=== Goal ===
Can you output the material exactly as written, minus any pictures it holds?

=== Given information ===
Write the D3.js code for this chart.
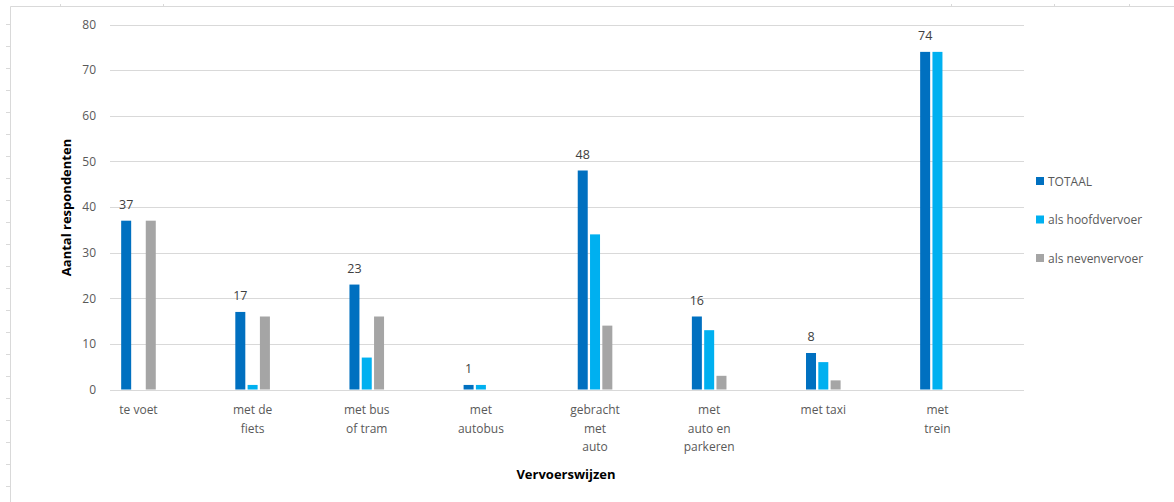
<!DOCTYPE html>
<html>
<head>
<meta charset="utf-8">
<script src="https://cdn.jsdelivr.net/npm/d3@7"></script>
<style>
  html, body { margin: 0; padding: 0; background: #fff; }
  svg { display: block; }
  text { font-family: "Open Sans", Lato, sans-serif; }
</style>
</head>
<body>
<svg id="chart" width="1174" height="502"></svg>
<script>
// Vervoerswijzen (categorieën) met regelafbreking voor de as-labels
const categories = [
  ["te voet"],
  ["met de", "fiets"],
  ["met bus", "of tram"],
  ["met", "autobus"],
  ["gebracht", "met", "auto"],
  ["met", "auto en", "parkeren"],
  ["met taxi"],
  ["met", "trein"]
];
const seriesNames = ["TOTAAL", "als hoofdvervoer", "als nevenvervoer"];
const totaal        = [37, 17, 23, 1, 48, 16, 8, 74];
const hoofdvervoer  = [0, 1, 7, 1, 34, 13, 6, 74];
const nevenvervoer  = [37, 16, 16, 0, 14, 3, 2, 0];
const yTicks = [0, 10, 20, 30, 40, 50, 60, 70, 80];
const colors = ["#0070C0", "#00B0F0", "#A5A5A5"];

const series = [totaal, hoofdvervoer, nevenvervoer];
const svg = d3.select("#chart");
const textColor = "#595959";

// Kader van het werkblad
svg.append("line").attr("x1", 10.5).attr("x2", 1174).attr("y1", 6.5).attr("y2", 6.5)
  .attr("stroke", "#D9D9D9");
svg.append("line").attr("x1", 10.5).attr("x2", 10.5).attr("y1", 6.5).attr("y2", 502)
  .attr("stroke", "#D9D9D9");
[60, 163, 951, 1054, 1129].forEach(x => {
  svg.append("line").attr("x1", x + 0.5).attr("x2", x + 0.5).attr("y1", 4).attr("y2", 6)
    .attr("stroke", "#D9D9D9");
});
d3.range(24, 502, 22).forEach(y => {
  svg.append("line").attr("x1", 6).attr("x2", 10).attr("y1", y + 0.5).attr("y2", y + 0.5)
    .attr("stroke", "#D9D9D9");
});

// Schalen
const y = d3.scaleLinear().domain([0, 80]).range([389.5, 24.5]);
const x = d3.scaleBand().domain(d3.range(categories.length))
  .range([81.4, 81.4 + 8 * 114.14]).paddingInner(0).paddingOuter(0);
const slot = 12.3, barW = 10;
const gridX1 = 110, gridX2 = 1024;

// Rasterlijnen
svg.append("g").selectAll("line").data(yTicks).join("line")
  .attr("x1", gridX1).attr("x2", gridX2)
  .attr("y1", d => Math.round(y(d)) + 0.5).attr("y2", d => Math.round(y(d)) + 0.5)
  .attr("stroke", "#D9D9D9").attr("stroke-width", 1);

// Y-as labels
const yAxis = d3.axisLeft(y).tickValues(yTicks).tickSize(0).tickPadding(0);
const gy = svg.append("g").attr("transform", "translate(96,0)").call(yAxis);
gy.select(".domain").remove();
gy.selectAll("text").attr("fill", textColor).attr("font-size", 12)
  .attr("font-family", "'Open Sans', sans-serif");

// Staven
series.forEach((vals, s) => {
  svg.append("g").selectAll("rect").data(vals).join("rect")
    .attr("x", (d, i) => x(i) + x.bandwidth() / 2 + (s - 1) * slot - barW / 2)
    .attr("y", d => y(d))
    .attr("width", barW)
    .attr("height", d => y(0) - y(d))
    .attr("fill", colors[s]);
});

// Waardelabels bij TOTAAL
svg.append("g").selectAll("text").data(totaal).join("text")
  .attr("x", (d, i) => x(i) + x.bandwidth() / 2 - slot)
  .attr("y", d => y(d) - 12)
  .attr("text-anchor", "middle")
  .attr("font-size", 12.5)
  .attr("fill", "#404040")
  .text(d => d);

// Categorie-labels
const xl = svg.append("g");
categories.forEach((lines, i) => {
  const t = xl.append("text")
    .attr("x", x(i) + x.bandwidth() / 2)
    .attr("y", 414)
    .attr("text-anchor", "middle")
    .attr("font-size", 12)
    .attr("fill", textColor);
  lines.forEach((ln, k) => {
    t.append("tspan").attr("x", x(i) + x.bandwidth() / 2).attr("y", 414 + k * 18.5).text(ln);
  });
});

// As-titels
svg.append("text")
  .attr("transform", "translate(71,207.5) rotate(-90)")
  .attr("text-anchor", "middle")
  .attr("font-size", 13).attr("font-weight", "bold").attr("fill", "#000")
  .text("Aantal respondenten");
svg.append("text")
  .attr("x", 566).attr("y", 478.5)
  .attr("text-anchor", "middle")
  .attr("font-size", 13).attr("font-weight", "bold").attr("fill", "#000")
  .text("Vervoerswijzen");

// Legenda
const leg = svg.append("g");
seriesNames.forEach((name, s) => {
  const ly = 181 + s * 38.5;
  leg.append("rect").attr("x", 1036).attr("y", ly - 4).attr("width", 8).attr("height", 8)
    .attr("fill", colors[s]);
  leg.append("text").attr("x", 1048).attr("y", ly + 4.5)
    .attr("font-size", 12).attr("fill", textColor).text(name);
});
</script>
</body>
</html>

=== Finished exercise ===
Write the D3.js code for this chart.
<!DOCTYPE html>
<html>
<head>
<meta charset="utf-8">
<script src="https://cdn.jsdelivr.net/npm/d3@7"></script>
<style>
  html, body { margin: 0; padding: 0; background: #fff; }
  svg { display: block; }
  text { font-family: "Open Sans", Lato, sans-serif; }
</style>
</head>
<body>
<svg id="chart" width="1174" height="502"></svg>
<script>
// Vervoerswijzen (categorieën) met regelafbreking voor de as-labels
const categories = [
  ["te voet"],
  ["met de", "fiets"],
  ["met bus", "of tram"],
  ["met", "autobus"],
  ["gebracht", "met", "auto"],
  ["met", "auto en", "parkeren"],
  ["met taxi"],
  ["met", "trein"]
];
const seriesNames = ["TOTAAL", "als hoofdvervoer", "als nevenvervoer"];
const totaal        = [37, 17, 23, 1, 48, 16, 8, 74];
const hoofdvervoer  = [0, 1, 7, 1, 34, 13, 6, 74];
const nevenvervoer  = [37, 16, 16, 0, 14, 3, 2, 0];
const yTicks = [0, 10, 20, 30, 40, 50, 60, 70, 80];
const colors = ["#0070C0", "#00B0F0", "#A5A5A5"];

const series = [totaal, hoofdvervoer, nevenvervoer];
const svg = d3.select("#chart");
const textColor = "#595959";

// Kader van het werkblad
svg.append("line").attr("x1", 10.5).attr("x2", 1174).attr("y1", 6.5).attr("y2", 6.5)
  .attr("stroke", "#D9D9D9");
svg.append("line").attr("x1", 10.5).attr("x2", 10.5).attr("y1", 6.5).attr("y2", 502)
  .attr("stroke", "#D9D9D9");
[60, 163, 951, 1054, 1129].forEach(x => {
  svg.append("line").attr("x1", x + 0.5).attr("x2", x + 0.5).attr("y1", 4).attr("y2", 6)
    .attr("stroke", "#D9D9D9");
});
d3.range(24, 502, 22).forEach(y => {
  svg.append("line").attr("x1", 6).attr("x2", 10).attr("y1", y + 0.5).attr("y2", y + 0.5)
    .attr("stroke", "#D9D9D9");
});

// Schalen
const y = d3.scaleLinear().domain([0, 80]).range([389.5, 24.5]);
const x = d3.scaleBand().domain(d3.range(categories.length))
  .range([81.4, 81.4 + 8 * 114.14]).paddingInner(0).paddingOuter(0);
const slot = 12.3, barW = 10;
const gridX1 = 110, gridX2 = 1024;

// Rasterlijnen
svg.append("g").selectAll("line").data(yTicks).join("line")
  .attr("x1", gridX1).attr("x2", gridX2)
  .attr("y1", d => Math.round(y(d)) + 0.5).attr("y2", d => Math.round(y(d)) + 0.5)
  .attr("stroke", "#D9D9D9").attr("stroke-width", 1);

// Y-as labels
const yAxis = d3.axisLeft(y).tickValues(yTicks).tickSize(0).tickPadding(0);
const gy = svg.append("g").attr("transform", "translate(96,0)").call(yAxis);
gy.select(".domain").remove();
gy.selectAll("text").attr("fill", textColor).attr("font-size", 12)
  .attr("font-family", "'Open Sans', sans-serif");

// Staven
series.forEach((vals, s) => {
  svg.append("g").selectAll("rect").data(vals).join("rect")
    .attr("x", (d, i) => x(i) + x.bandwidth() / 2 + (s - 1) * slot - barW / 2)
    .attr("y", d => y(d))
    .attr("width", barW)
    .attr("height", d => y(0) - y(d))
    .attr("fill", colors[s]);
});

// Waardelabels bij TOTAAL
svg.append("g").selectAll("text").data(totaal).join("text")
  .attr("x", (d, i) => x(i) + x.bandwidth() / 2 - slot)
  .attr("y", d => y(d) - 12)
  .attr("text-anchor", "middle")
  .attr("font-size", 12.5)
  .attr("fill", "#404040")
  .text(d => d);

// Categorie-labels
const xl = svg.append("g");
categories.forEach((lines, i) => {
  const t = xl.append("text")
    .attr("x", x(i) + x.bandwidth() / 2)
    .attr("y", 414)
    .attr("text-anchor", "middle")
    .attr("font-size", 12)
    .attr("fill", textColor);
  lines.forEach((ln, k) => {
    t.append("tspan").attr("x", x(i) + x.bandwidth() / 2).attr("y", 414 + k * 18.5).text(ln);
  });
});

// As-titels
svg.append("text")
  .attr("transform", "translate(71,207.5) rotate(-90)")
  .attr("text-anchor", "middle")
  .attr("font-size", 13).attr("font-weight", "bold").attr("fill", "#000")
  .text("Aantal respondenten");
svg.append("text")
  .attr("x", 566).attr("y", 478.5)
  .attr("text-anchor", "middle")
  .attr("font-size", 13).attr("font-weight", "bold").attr("fill", "#000")
  .text("Vervoerswijzen");

// Legenda
const leg = svg.append("g");
seriesNames.forEach((name, s) => {
  const ly = 181 + s * 38.5;
  leg.append("rect").attr("x", 1036).attr("y", ly - 4).attr("width", 8).attr("height", 8)
    .attr("fill", colors[s]);
  leg.append("text").attr("x", 1048).attr("y", ly + 4.5)
    .attr("font-size", 12).attr("fill", textColor).text(name);
});
</script>
</body>
</html>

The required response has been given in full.